**WRITTEN PROBLEM**
Among the entries below, count the lines where the string "this" occurs, and give only the number.

====== RAW RECORDS ======

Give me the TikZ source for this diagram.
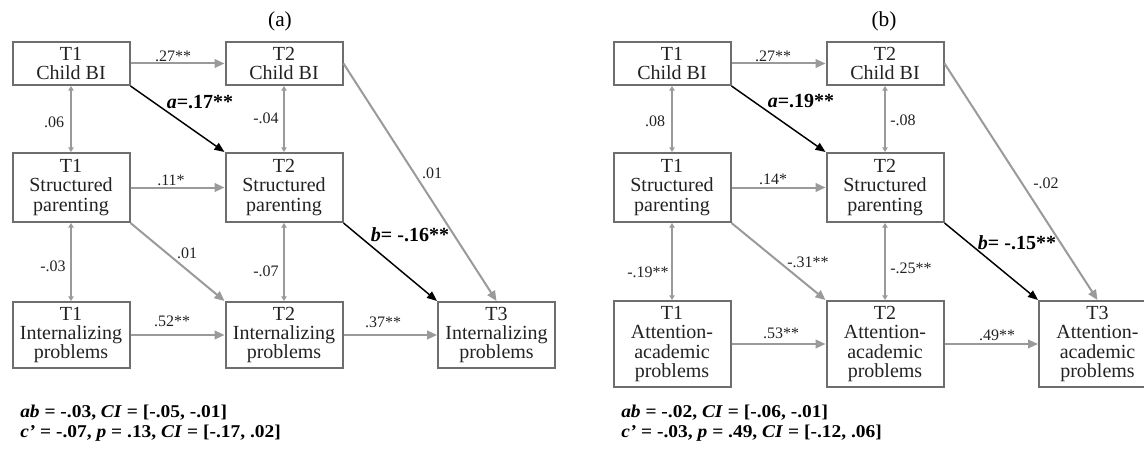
\documentclass[tikz,border=0pt]{standalone}
\usepackage{fontspec}
\setmainfont{Liberation Serif}
\newfontfamily\notefont[FakeStretch=1.08]{Liberation Serif}
\usetikzlibrary{arrows.meta}
\definecolor{boxgray}{HTML}{6E6E6E}
\definecolor{linegray}{HTML}{9A9A9A}
\definecolor{txtgray}{HTML}{222222}
\tikzset{
  var/.style={draw=boxgray, line width=1.5pt, minimum width=87.75pt, inner sep=0pt,
    align=center, text=txtgray, font=\fontsize{15}{14.3}\selectfont},
  reg/.style={draw=linegray, line width=1.5pt, -{Triangle[length=7.5pt,width=6.5pt]}},
  med/.style={draw=black, line width=1.1pt, -{Triangle[length=7.5pt,width=6pt]}},
  cov/.style={draw=linegray, line width=1.2pt,
    {Triangle[length=3.5pt,width=4pt]}-{Triangle[length=3.5pt,width=4pt]}},
  coef/.style={inner sep=0pt, text=txtgray, font=\fontsize{12}{12}\selectfont},
  bcoef/.style={inner sep=0pt, text=black, font=\fontsize{15}{15}\selectfont\bfseries},
  note/.style={inner sep=0pt, anchor=base west, text=black, font=\notefont\fontsize{13.5}{13.5}\selectfont\bfseries},
  title/.style={inner sep=0pt, font=\fontsize{16}{16}\selectfont}
}
\newcommand{\bi}[1]{\textbf{\textit{#1}}}
\begin{document}
\begin{tikzpicture}[x=0.75pt, y=-0.75pt]
\clip (0,0) rectangle (1144,449);
% (a) internalizing problems
\begin{scope}
\node[title] (ta) at (280,21) {(a)};
\node[var, minimum height=32.25pt] (t1bi) at (71,63.5) {T1\\Child BI};
\node[var, minimum height=32.25pt] (t2bi) at (284,63.5) {T2\\Child BI};
\node[var, minimum height=51.75pt] (t1sp) at (71,187.5) {T1\\Structured\\parenting};
\node[var, minimum height=51.75pt] (t2sp) at (284,187.5) {T2\\Structured\\parenting};
\node[var, minimum height=49.5pt] (t1ip) at (71,335) {T1\\Internalizing\\problems};
\node[var, minimum height=49.5pt] (t2ip) at (284,335) {T2\\Internalizing\\problems};
\node[var, minimum height=49.5pt] (t3ip) at (496.5,335) {T3\\Internalizing\\problems};
\foreach \a/\b in {t1bi/t1sp,t1sp/t1ip,t2bi/t2sp,t2sp/t2ip} \draw[cov] (\a.south) -- (\b.north);
\draw[reg] (t1bi) -- (t2bi);
\draw[reg] (t1sp) -- (t2sp);
\draw[reg] (t1ip) -- (t2ip);
\draw[reg] (t2ip) -- (t3ip);
\draw[reg] (t1sp.south east) -- (t2ip.north west);
\draw[reg] (t2bi.east) -- (t3ip.north);
\draw[med] (t1bi.south east) -- (t2sp.north west);
\draw[med] (t2sp.south east) -- (t3ip.north west);
\node[coef] (ca1) at (173,56) {.27**};
\node[coef] (ca2) at (54,122) {.06};
\node[coef] (ca3) at (266,118) {-.04};
\node[coef] (ca4) at (171,180) {.11*};
\node[coef] (ca5) at (432,173) {.01};
\node[coef] (ca6) at (53,266) {-.03};
\node[coef] (ca7) at (187,253) {.01};
\node[coef] (ca8) at (266,271) {-.07};
\node[coef] (ca9) at (172,321) {.52**};
\node[coef] (ca10) at (383,322) {.37**};
\node[bcoef] (aa) at (200,102) {\textit{a}=.17**};
\node[bcoef] (ba) at (410,235) {\textit{b}= -.16**};
\node[note] (na1) at (20,417) {\bi{ab} = -.03, \bi{CI} = [-.05, -.01]};
\node[note] (na2) at (20,437) {\bi{c’} = -.07, \bi{p} = .13, \bi{CI} = [-.17, .02]};
\end{scope}
% (b) attention-academic problems
\begin{scope}[shift={(601,0)}]
\node[title] (tb) at (283,21) {(b)};
\node[var, minimum height=32.25pt] (bt1bi) at (71,63.5) {T1\\Child BI};
\node[var, minimum height=32.25pt] (bt2bi) at (284,63.5) {T2\\Child BI};
\node[var, minimum height=51.75pt] (bt1sp) at (71,187.5) {T1\\Structured\\parenting};
\node[var, minimum height=51.75pt] (bt2sp) at (284,187.5) {T2\\Structured\\parenting};
\node[var, minimum height=64.5pt] (bt1ap) at (71,344) {T1\\Attention-\\academic\\problems};
\node[var, minimum height=64.5pt] (bt2ap) at (284,344) {T2\\Attention-\\academic\\problems};
\node[var, minimum height=64.5pt] (bt3ap) at (496.5,344) {T3\\Attention-\\academic\\problems};
\foreach \a/\b in {bt1bi/bt1sp,bt1sp/bt1ap,bt2bi/bt2sp,bt2sp/bt2ap} \draw[cov] (\a.south) -- (\b.north);
\draw[reg] (bt1bi) -- (bt2bi);
\draw[reg] (bt1sp) -- (bt2sp);
\draw[reg] (bt1ap) -- (bt2ap);
\draw[reg] (bt2ap) -- (bt3ap);
\draw[reg] (bt1sp.south east) -- (bt2ap.north west);
\draw[reg] (bt2bi.east) -- (bt3ap.north);
\draw[med] (bt1bi.south east) -- (bt2sp.north west);
\draw[med] (bt2sp.south east) -- (bt3ap.north west);
\node[coef] (cb1) at (172,56) {.27**};
\node[coef] (cb2) at (54,121) {.08};
\node[coef] (cb3) at (302,120) {-.08};
\node[coef] (cb4) at (172,179) {.14*};
\node[coef] (cb5) at (445,183) {-.02};
\node[coef] (cb6) at (47,272) {-.19**};
\node[coef] (cb7) at (207,262) {-.31**};
\node[coef] (cb8) at (310,268) {-.25**};
\node[coef] (cb9) at (180,333) {.53**};
\node[coef] (cb10) at (396,335) {.49**};
\node[bcoef] (ab) at (200,101) {\textit{a}=.19**};
\node[bcoef] (bb) at (416,243) {\textit{b}= -.15**};
\node[note] (nb1) at (20,417) {\bi{ab} = -.02, \bi{CI} = [-.06, -.01]};
\node[note] (nb2) at (20,437) {\bi{c’} = -.03, \bi{p} = .49, \bi{CI} = [-.12, .06]};
\end{scope}
\end{tikzpicture}
\end{document}
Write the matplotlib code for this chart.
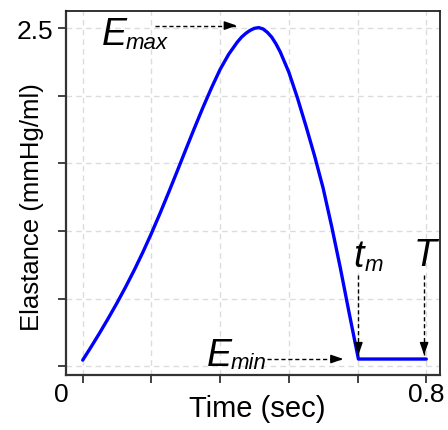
import matplotlib
matplotlib.use("Agg")
import matplotlib.pyplot as plt
from matplotlib.transforms import blended_transform_factory

# ---- data ----
time_s = [0.000, 0.020, 0.040, 0.060, 0.080, 0.100, 0.120, 0.140, 0.160, 0.180,
          0.200, 0.220, 0.240, 0.260, 0.280, 0.300, 0.320, 0.340, 0.360, 0.370,
          0.380, 0.390, 0.400, 0.410, 0.420, 0.430, 0.440, 0.450, 0.460, 0.480,
          0.500, 0.520, 0.540, 0.560, 0.580, 0.600, 0.620, 0.642, 0.800]
elastance = [0.044, 0.144, 0.248, 0.356, 0.468, 0.586, 0.710, 0.842, 0.982, 1.130,
             1.284, 1.442, 1.602, 1.760, 1.914, 2.060, 2.196, 2.308, 2.398, 2.435,
             2.463, 2.485, 2.500, 2.505, 2.495, 2.470, 2.435, 2.385, 2.325, 2.175,
             1.985, 1.775, 1.555, 1.315, 1.030, 0.725, 0.400, 0.052, 0.052]
x_ticks = [0.0, 0.16, 0.32, 0.48, 0.64, 0.8]
y_ticks = [0.0, 0.5, 1.0, 1.5, 2.0, 2.5]
x_tick_text = ["0", "0.8"]
y_tick_text = ["", "", "", "", "", "2.5"]
t_m, T_end, e_min, e_max = 0.642, 0.800, 0.052, 2.52

plt.rcParams['font.family'] = ['Liberation Sans', 'DejaVu Sans']

fig = plt.figure(figsize=(4.48, 4.31), dpi=100)
ax = fig.add_axes([66/448, 1-375.7/431, (440-66)/448, (375.7-12)/431])

ax.set_xlim(-0.0389, 0.832)
ax.set_ylim(-0.064, 2.628)

ax.set_xticks(x_ticks)
ax.set_yticks(y_ticks)
ax.set_xticklabels([])
ax.set_yticklabels(y_tick_text, fontsize=19)
ax.tick_params(axis='both', direction='out', length=5.5, width=1.3, color='#333333', pad=4)

ax.grid(True, color='#dcdcdc', linestyle=(0, (4, 3)), linewidth=1.0)
ax.set_axisbelow(True)

for side in ['left', 'bottom']:
    ax.spines[side].set_linewidth(1.6)
    ax.spines[side].set_color('#333333')
for side in ['top', 'right']:
    ax.spines[side].set_linewidth(1.3)
    ax.spines[side].set_color('#222222')

ax.plot(time_s, elastance, color='#0000ff', linewidth=2.4,
        solid_joinstyle='round', solid_capstyle='round')

# x tick labels
tr = blended_transform_factory(ax.transData, ax.transAxes)
ax.text(-0.0505, -0.053, x_tick_text[0], transform=tr, ha='center', va='center', fontsize=19)
ax.text(0.8, -0.053, x_tick_text[1], transform=tr, ha='center', va='center', fontsize=19)

ax.set_xlabel('Time (sec)', fontsize=21)
ax.set_ylabel('Elastance (mmHg/ml)', fontsize=18.5)
ax.xaxis.set_label_coords((257.5-66)/374, -(395-375.7)/363.7)
ax.yaxis.set_label_coords(-(66-44)/374, (375.7-207)/363.7)


def dashed_arrow(x0, y0, x1, y1):
    ax.plot([x0, x1], [y0, y1], color='black', linewidth=1.0, linestyle=(0, (3, 2)))
    ax.annotate('', xy=(x1, y1), xytext=(x0 + (x1 - x0) * 0.9, y0 + (y1 - y0) * 0.9),
                arrowprops=dict(arrowstyle='-|>,head_length=0.75,head_width=0.26',
                                color='black', lw=1.0, shrinkA=0, shrinkB=0))


def symbol(x, y, main, sub=None, sub_dx=17.5, ha='left'):
    ax.text(x, y, main, fontsize=27, style='italic', ha=ha, va='baseline')
    if sub:
        ax.annotate(sub, xy=(x, y), xytext=(sub_dx, -2.5), textcoords='offset points',
                    fontsize=16, style='italic', ha='left', va='baseline')


# Emax
dashed_arrow(0.168, e_max, 0.359, e_max)
symbol(0.044, 2.383, 'E', 'max')
# Emin
dashed_arrow(0.429, e_min, 0.607, e_min)
symbol(0.289, 0.0096, 'E', 'min')
# tm
dashed_arrow(t_m, 0.674, t_m, 0.081)
symbol(0.630, 0.74, 't', 'm', sub_dx=8)
# T
dashed_arrow(0.795, 0.674, 0.795, 0.081)
symbol(0.797, 0.748, 'T', ha='center')

fig.savefig('out.png', dpi=100)
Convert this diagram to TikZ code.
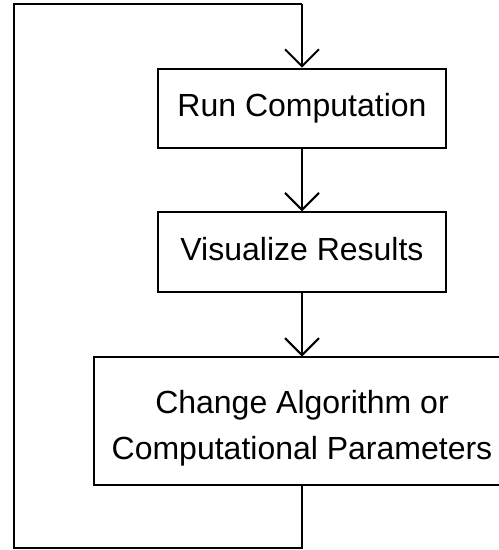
\documentclass[tikz,border=0pt]{standalone}
\usepackage{fontspec}
\setmainfont{Liberation Sans}
\usetikzlibrary{arrows.meta}
\begin{document}
\begin{tikzpicture}[x=1pt,y=-1pt,
  box/.style={draw=black, line width=2pt, inner sep=0pt, align=center,
    font=\fontsize{32}{46.7}\selectfont},
  txt/.style={inner sep=0pt, align=center, font=\fontsize{32}{46.7}\selectfont},
  oneline/.style={text height=23pt, text depth=6.7pt},
  flow/.style={line width=2pt, -{Straight Barb[length=17pt,width=34pt,line width=2pt]}},
  loopline/.style={line width=2pt}]
\useasboundingbox (0,0) rectangle (499,550);
\clip (0,0) rectangle (499,550);
\node[box, oneline, minimum width=288.6pt, minimum height=79.6pt] (run) at (302,108.5) {Run Computation};
\node[box, oneline, minimum width=288.6pt, minimum height=80pt] (vis) at (302,252.3) {Visualize Results};
\node[inner sep=0pt, minimum width=440pt, minimum height=127.6pt] (chg) at (313.7,420.5) {};
\draw[loopline, line join=miter] (chg.north east) -- (chg.north west) -- (chg.south west) -- (chg.south east);
\node[txt] (chgtext) at (302,428.3) {Change Algorithm or\\Computational Parameters};
\coordinate (c1) at (302,547.7);
\coordinate (c2) at (14,547.7);
\coordinate (c3) at (14,4.3);
\coordinate (c4) at (302,4.3);
\draw[flow] (run.south) -- (vis.north);
\draw[flow] (vis.south) -- (vis.south |- chg.north);
\draw[loopline] (vis.south |- chg.south) -- (c1) -- (c2) -- (c3) -- (c4);
\draw[flow] (c4) -- (run.north);
\end{tikzpicture}
\end{document}
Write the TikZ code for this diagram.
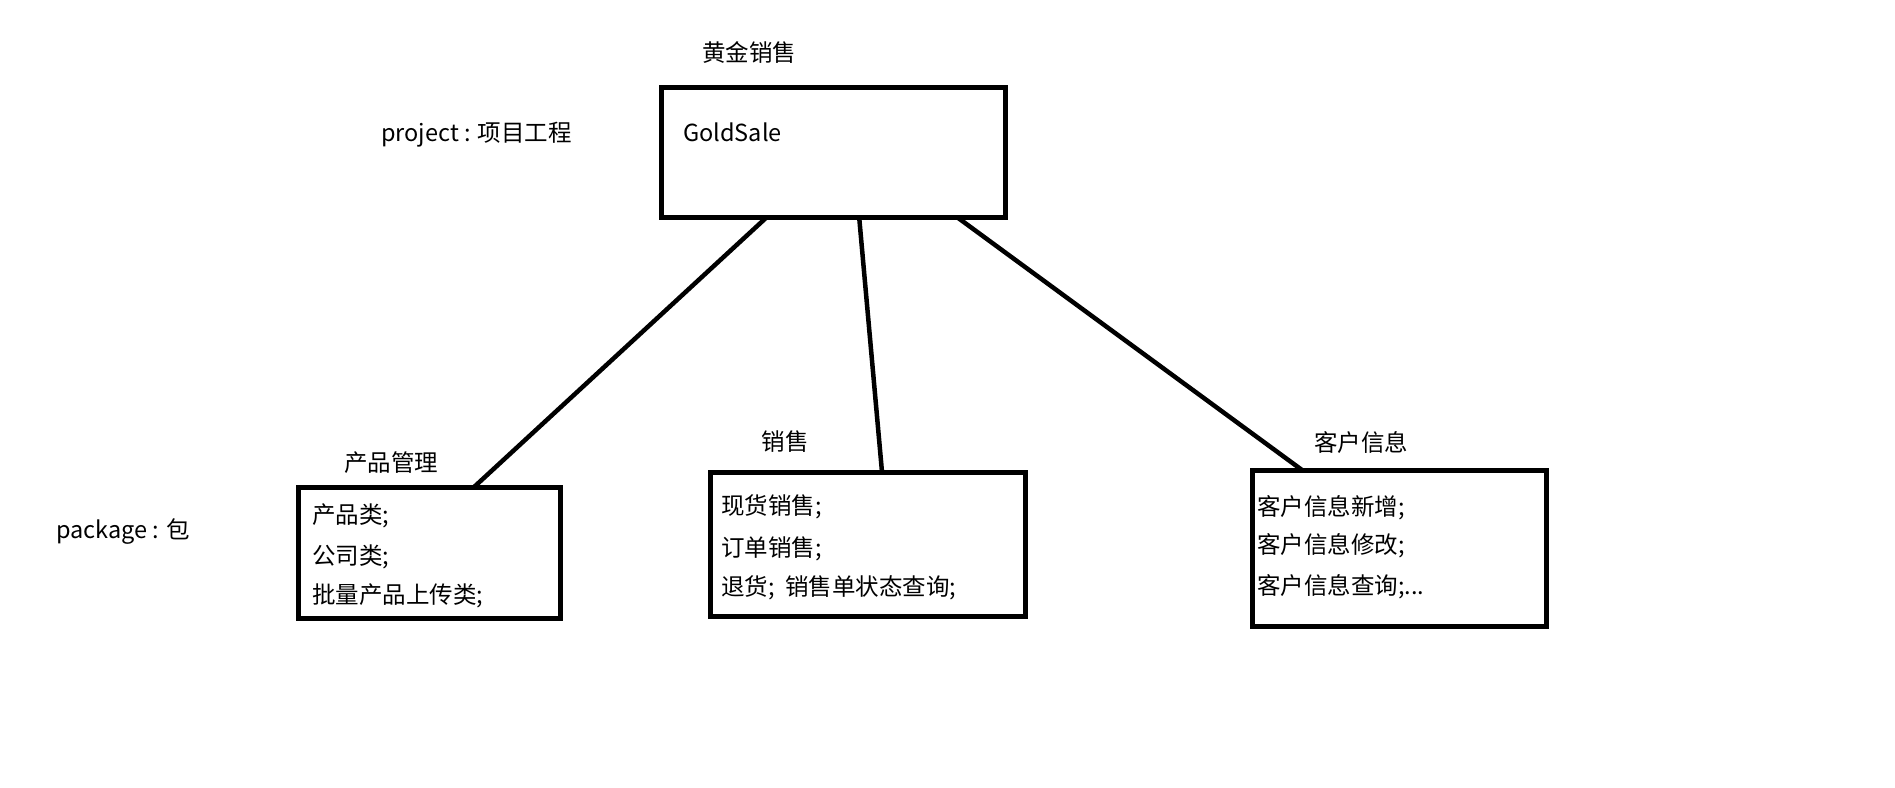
\documentclass[tikz,border=0pt]{standalone}
\usepackage{fontspec}
\setmainfont{Noto Sans CJK SC}
\usetikzlibrary{calc}
\begin{document}
\begin{tikzpicture}[x=1pt,y=-1pt,
  box/.style={draw=black,line width=5pt,rectangle,inner sep=0pt,outer sep=0pt},
  txt/.style={inner sep=0pt,font=\fontsize{23.5}{28}\selectfont,anchor=west},
  link/.style={draw=black,line width=4.5pt}]
\useasboundingbox (0,0) rectangle (1895,787);

% module boxes
\node[box,minimum width=344pt,minimum height=130pt] (top) at (833,152) {};
\node[box,minimum width=262pt,minimum height=131pt] (b1) at (429,552.5) {};
\node[box,minimum width=315pt,minimum height=144pt] (b2) at (867.5,544) {};
\node[box,minimum width=294pt,minimum height=156pt] (b3) at (1399,548) {};

% headings
\node[txt,anchor=center] (ttop) at (749,52) {黄金销售};
\node[txt] (gold) at (683,132) {GoldSale};
\node[txt] (proj) at (381,135) {project : 项目工程};
\node[txt] (pkg) at (56,532) {package : 包};
\node[txt,anchor=center] (t1) at (391,463) {产品管理};
\node[txt,anchor=center] (t2) at (785,442) {销售};
\node[txt,anchor=center] (t3) at (1361,443) {客户信息};

% box contents
\node[txt] (l11) at (312,516) {产品类;};
\node[txt] (l12) at (312,557) {公司类;};
\node[txt] (l13) at (312,596) {批量产品上传类;};
\node[txt] (l21) at (721,507) {现货销售;};
\node[txt] (l22) at (721,549) {订单销售;};
\node[txt] (l23) at (721,588) {退货;\ \ 销售单状态查询;};
\node[txt] (l31) at (1257,508) {客户信息新增;};
\node[txt] (l32) at (1257,546) {客户信息修改;};
\node[txt] (l33) at (1257,587) {客户信息查询;...};

% connectors
\draw[link] ($(top.south west)!0.308!(top.south east)$) -- ($(b1.north west)!0.672!(b1.north east)$);
\draw[link] ($(top.south west)!0.576!(top.south east)$) -- ($(b2.north west)!0.546!(b2.north east)$);
\draw[link] ($(top.south west)!0.860!(top.south east)$) -- ($(b3.north west)!0.170!(b3.north east)$);
\end{tikzpicture}
\end{document}
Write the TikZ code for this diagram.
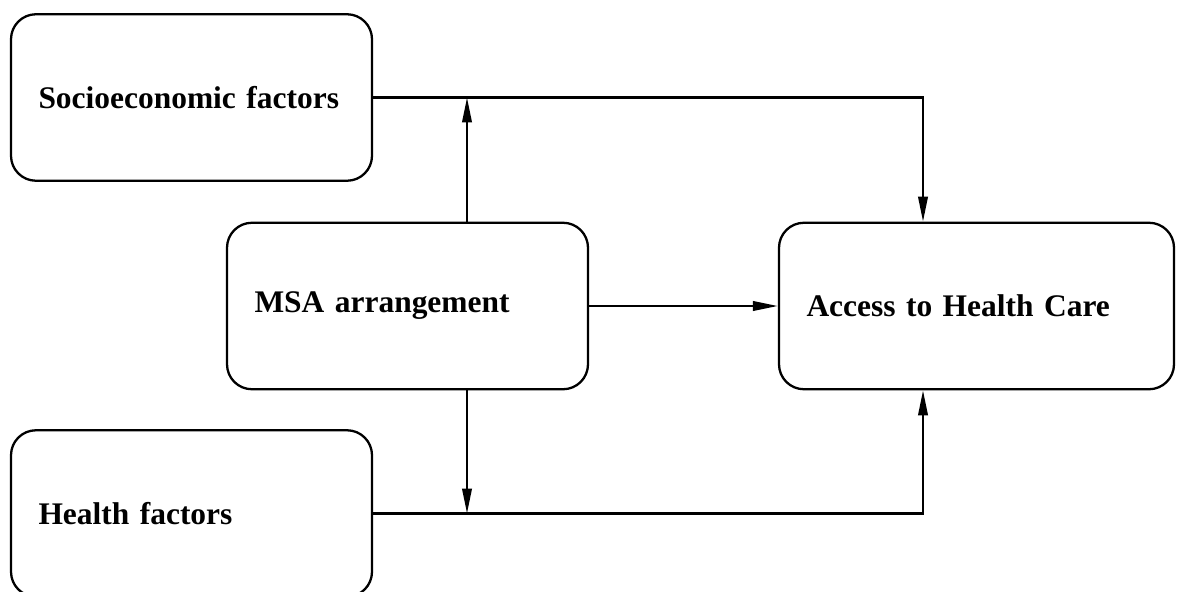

======

**EXERCISE ANSWER**
5